Теперь послушай: я в самом деле могу выехать во вторник и завтра это выясню. Завтра я подам заявление фину и пошлю в Лугу.
А Саша все плачет… Надюша, я очень веселый и совсем здоров. Не мечусь, а спокойно все делаю — и все, все, все время думаю о тебе, о Наде моей родной…
Надичка! Ау! Дитенька, береги себя. Жди меня… Я тебе телеграфирую день отъезда. Господь с тобой, Наденька. И колечко привезу…
Ося.
Дитя мое, мы вернулись домой — не хватило 20 копеек. Я глупо написал про Горлина: договор подписан сегодня, а кроме того «Билли» — 100 строк.
Детка, будь спокойна — у нас тепло и солнце сегодня было. Я хочу к тебе и буду у тебя…
[Надька моя, Надюшок, Нануша! Я буду писать завтра два раза.
Целую тебя, Доня пиши каждый день хоть по открытке. О. Э. в хорошем настроении. Я нервничаю без тебя. Как здоровье? Аня.]
Нануша моя родная!
Вот в четыре часа я пришел домой, пообедал традиционными тефтелями и затопили камин и ванну. Аня получила письмо, но от своей Женечки. А я, Надичка, завтра плачу страховые и часть Саше. Я был сегодня на Московской в страхкассе, и мне сказали, что можно все это сделать и оформить здесь. Сегодня мы внесли проценты за часы. «Красная» дает мне завтра 60 р., а Горлин в среду 21-го экстренных за стихи 50. Значит 110 из 200 уже есть. Вопрос с Прибоем почти решен. Ищу Эдгара По в переводе Бальмонта, чтобы показать им. Надичка, я смогу выехать к тебе на той неделе, не дожидаясь вторника. Ведь из Москвы есть поезда. 1002-й ночи осталось 20 страниц, но завтра Гиз дает всего 100 р., а 20-го числа — 125.

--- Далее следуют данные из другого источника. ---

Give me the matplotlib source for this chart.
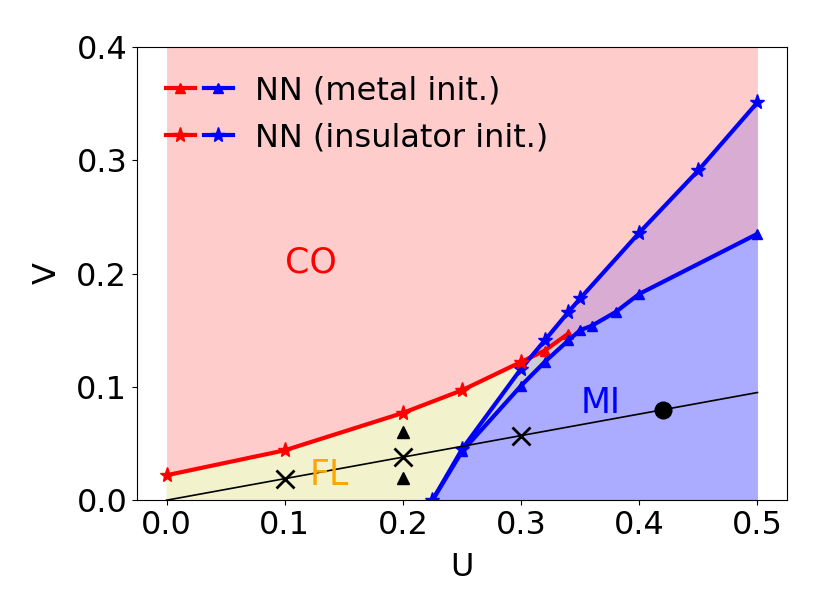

Вот, родненькая, дела. Книжечку я тебе привезу обязательно: уж что-нибудь выдумаю.
Наночка, почему ты не написала из Москвы? Разве так делают Няки? Надик, завтра будет телеграмма от тебя? А Мариетта вернулась, и я хочу к ней завтра зайти.
А как ты ехала в поезде?
Надик, у меня кружится голова, так я хочу тебя видеть. Дета моя, радуйся жизни, мы счастливы, радуйся, как я, нашей встрече. Господь с тобой, Надичка. Спи спокойно. Помни мои советы, детка: 1) к доктору, 2) лучший пансион, 3) мышьяк и компрессы.